Referring to FIG 5, the real time surge detector (RTSD) is described in vacuum generation. In this condition, the operating flap 3 is automatically moved in clockwise direction in response to rapid flow of oil towards transformer tank 15. During oil pump switching, the oil flows rapidly towards the transformer tank 15 and pushes the operating flap 3 towards left and generates analogue signal with help of position sensor 6 about its angular position. This device also generates a digital signal with help of a proximity sensor – vacuum 9 when operating flap 3 reaches extreme left position.

Also during oil leakage from transformer tank, the oil flows towards the transformer tank 15 and pushes the operating flap 3 towards left and generates analogue signal with help of position sensor 6 about its angular position. This device also generates a digital signal with help of a proximity sensor – vacuum 9 when operating flap 3 reaches extreme left position.

The position sensor 6 which is present in the Real Time Surge Detector (RTSD) is used in continuous monitoring of the angular position of the operating flap 3 in real time and generates the analogue signal to transformer protection system. In addition to the position sensor 6, three numbers of proximity sensors are used to detect the operating flap 3 position during normal operation, oil surge and vacuum.

The combination of signals received from position sensor 6 and three proximity sensors 7, 8 & 9 helps the transformer protection system to identify the kind of fault at real time and execute the necessary transformer safety and or protection measures. The proximity sensor – home 7 is mounted on the main housing 1 of the real time surge detector (RTSD) and it is connected through normally closed (NC) circuit. The NC circuit continuously monitors the home position of the operating flap 3 and triggers immediate signal to the transformer protection system if the contact breaks. Thus the real time surge detector (RTSD) identifies the operating movement of operating flap 3 in all the cases and also during mechanical or electrical failures like loose assembly, loose electrical contact, wire break etc.

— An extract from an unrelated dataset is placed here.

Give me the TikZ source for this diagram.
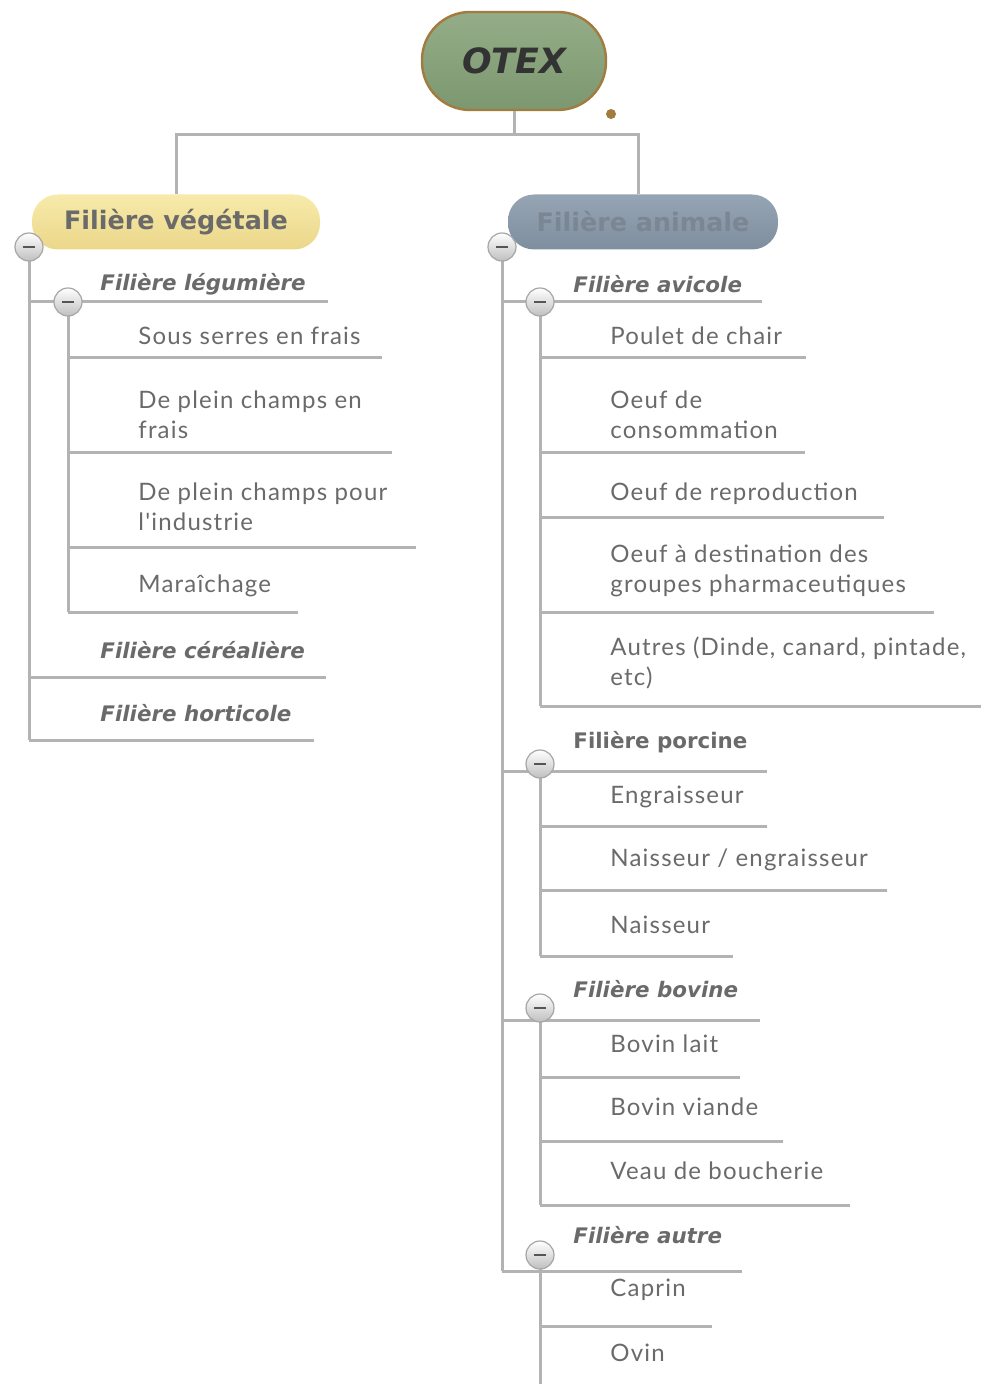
\documentclass[tikz,border=0pt]{standalone}
\usepackage{fontspec}
\usetikzlibrary{positioning,calc}
\newfontfamily\leaffont[LetterSpace=5]{Lato}
\newfontfamily\headfont{DejaVu Sans}
\definecolor{Line}{HTML}{B3B3B3}
\definecolor{Txt}{HTML}{6A6A6A}
\definecolor{Sage}{HTML}{94AD88}
\definecolor{SageDark}{HTML}{7C9870}
\definecolor{Bronze}{HTML}{A27B3E}
\definecolor{Straw}{HTML}{F7EAAA}
\definecolor{StrawDark}{HTML}{EBD78A}
\definecolor{Slate}{HTML}{96A5B4}
\definecolor{SlateDark}{HTML}{7F8E9E}
\definecolor{SlateTxt}{HTML}{7A8692}
\definecolor{Dash}{HTML}{555555}
\tikzset{
  branch/.style={draw=Line, line width=1.5pt},
  leaftext/.style={anchor=west, inner sep=0pt, text=Txt, align=left,
    font=\leaffont\fontsize{12}{15}\selectfont},
  headtext/.style={anchor=west, inner sep=0pt, text=Txt,
    font=\headfont\bfseries\itshape\fontsize{10.7}{12}\selectfont},
  headup/.style={headtext, font=\headfont\bfseries\fontsize{10.7}{12}\selectfont},
  foldbtn/.style={circle, minimum size=14pt, inner sep=0pt, draw=black!35,
    top color=white, bottom color=black!25, line width=0.6pt},
  pill/.style={rounded corners=13pt, minimum height=27.5pt, inner sep=0pt,
    font=\headfont\bfseries\fontsize{12.7}{14}\selectfont}
}
% name, stem x, line y, line end x, text y, text
\newcommand{\leaf}[6]{
  \coordinate (#1-s) at (#2,#3);
  \coordinate (#1-e) at (#4,#3);
  \draw[branch] (#1-s) -- (#1-e);
  \node[leaftext] (#1) at (#2+70,#5) {#6};
}
\newcommand{\head}[7][headtext]{
  \coordinate (#2-s) at (#3,#4);
  \coordinate (#2-e) at (#5,#4);
  \draw[branch] (#2-s) -- (#2-e);
  \node[#1] (#2) at (#3+71,#6) {#7};
}
\newcommand{\fold}[1]{
  \node[foldbtn] (#1-b) at (#1) {};
  \draw[Dash, line width=1.4pt] ([xshift=-3pt]#1-b.center) -- ([xshift=3pt]#1-b.center);
}

\begin{document}
\begin{tikzpicture}[x=0.5pt,y=-0.5pt]
  \useasboundingbox (0,0) rectangle (981,1384);
  % top of the map
  \coordinate (fork) at (514,135);
  \node[pill, rounded corners=24pt, minimum width=92pt, minimum height=49pt,
    draw=Bronze, line width=1.2pt, top color=Sage, bottom color=SageDark,
    font=\headfont\bfseries\itshape\fontsize{17.4}{19}\selectfont, text=black!80] (otex) at (514,61) {OTEX};
  \fill[Bronze] (611,114) circle (2.5pt);
  \draw[branch] (otex.south) -- (fork);
  \node[pill, minimum width=144pt, top color=Straw, bottom color=StrawDark, text=Txt] (veg) at (176,222) {Filière végétale};
  \node[pill, minimum width=135pt, top color=Slate, bottom color=SlateDark, text=SlateTxt] (ani) at (643,222) {Filière animale};
  \draw[branch] (veg.north) |- (fork) -| ([xshift=-2.5pt]ani.north);

  % vegetale
  \head{leg}{29}{302}{328}{284}{Filière légumière}
  \coordinate (leg-f) at (68,302);
  \leaf{sous}{68}{358}{382}{336}{Sous serres en frais}
  \leaf{plein}{68}{453}{392}{415}{De plein champs en\\frais}
  \leaf{indus}{68}{547}{416}{507}{De plein champs pour\\l'industrie}
  \leaf{mara}{68}{612}{298}{586}{Maraîchage}
  \draw[branch] (leg-f) -- (mara-s);
  \head{cere}{29}{677}{326}{650}{Filière céréalière}
  \head{horti}{29}{740}{314}{713}{Filière horticole}
  \coordinate (veg-f) at (29,247);
  \draw[branch] (veg-f) -- (horti-s);

  % animale
  \head{avi}{502}{302}{762}{284}{Filière avicole}
  \coordinate (avi-f) at (540,302);
  \leaf{poulet}{540}{358}{806}{336}{Poulet de chair}
  \leaf{conso}{540}{453}{805}{415}{Oeuf de\\consommation}
  \leaf{repro}{540}{517}{884}{494}{Oeuf de reproduction}
  \leaf{pharma}{540}{612}{934}{571}{Oeuf à destination des\\groupes pharmaceutiques}
  \leaf{autres}{540}{706}{981}{663}{Autres (Dinde, canard, pintade,\\etc)}
  \draw[branch] (avi-f) -- (autres-s);

  \head[headup]{porc}{502}{771}{767}{742}{Filière porcine}
  \coordinate (porc-f) at (540,764);
  \leaf{engr}{540}{826}{767}{797}{Engraisseur}
  \leaf{naiseng}{540}{890}{887}{860}{Naisseur / engraisseur}
  \leaf{nais}{540}{956}{733}{925}{Naisseur}
  \draw[branch] (porc-f) -- (nais-s);

  \head{bov}{502}{1020}{760}{989}{Filière bovine}
  \coordinate (bov-f) at (540,1008);
  \leaf{lait}{540}{1077}{740}{1044}{Bovin lait}
  \leaf{viande}{540}{1141}{783}{1107}{Bovin viande}
  \leaf{veau}{540}{1205}{850}{1171}{Veau de boucherie}
  \draw[branch] (bov-f) -- (veau-s);

  \head{autre}{502}{1271}{742}{1235}{Filière autre}
  \coordinate (autre-f) at (540,1255);
  \leaf{caprin}{540}{1326}{712}{1290}{Caprin}
  \node[leaftext] (ovin) at (610,1353) {Ovin};
  \coordinate (autre-end) at (540,1384);
  \draw[branch] (autre-f) -- (autre-end);
  \coordinate (ani-f) at (502,247);
  \draw[branch] (ani-f) -- (autre-s);

  % fold buttons
  \foreach \f in {veg-f,ani-f,leg-f,avi-f,porc-f,bov-f,autre-f}
    {\fold{\f}}
\end{tikzpicture}
\end{document}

Advantages of the invention

The present invention has several advantages. The primary advantage of the real time surge detector (RTSD) disclosed in the present invention is its exceptional speciality in identifying the oil surge precisely at real time and supporting transformer protection system in safeguarding the electrical transformer from hazardous situations like explosion and fire.

Yet another advantage of this real time surge detector (RTSD) is its ability to differentiate the negative surge during oil pump switching and transformer tank oil leakage to avoid misguiding the transformer protection system.

Yet another advantage of this real time surge detector (RTSD) is its ability to identify any kind of surge like laminar, turbulent etc.

Yet another advantage of the real time surge detector (RTSD) is the ability of the detector to continuously monitor the position of the operating flap 3 which ensures the generation of alerts in the event of abnormal flow rate of oil and also in the event of mechanical or electrical failures like loose assembly, loose electrical contact, wire break etc.

Yet another advantage of the real time surge detector (RTSD) is that it prevents the false trigger or emergency signals created due to minor increase in the flow rate of the oil wherein such increase in the flow rate is below the threshold limit.

Yet another advantage of the real time surge detector (RTSD) is that as the system has self-lubricated rotary mechanism. As rotary mechanism is submerged in oil there is no need of external lubrication.

Yet another advantage of the real time surge detector (RTSD) is that the horizontal angle of installation which is seen in the system, eliminates the need of maintaining the complex angle during installation.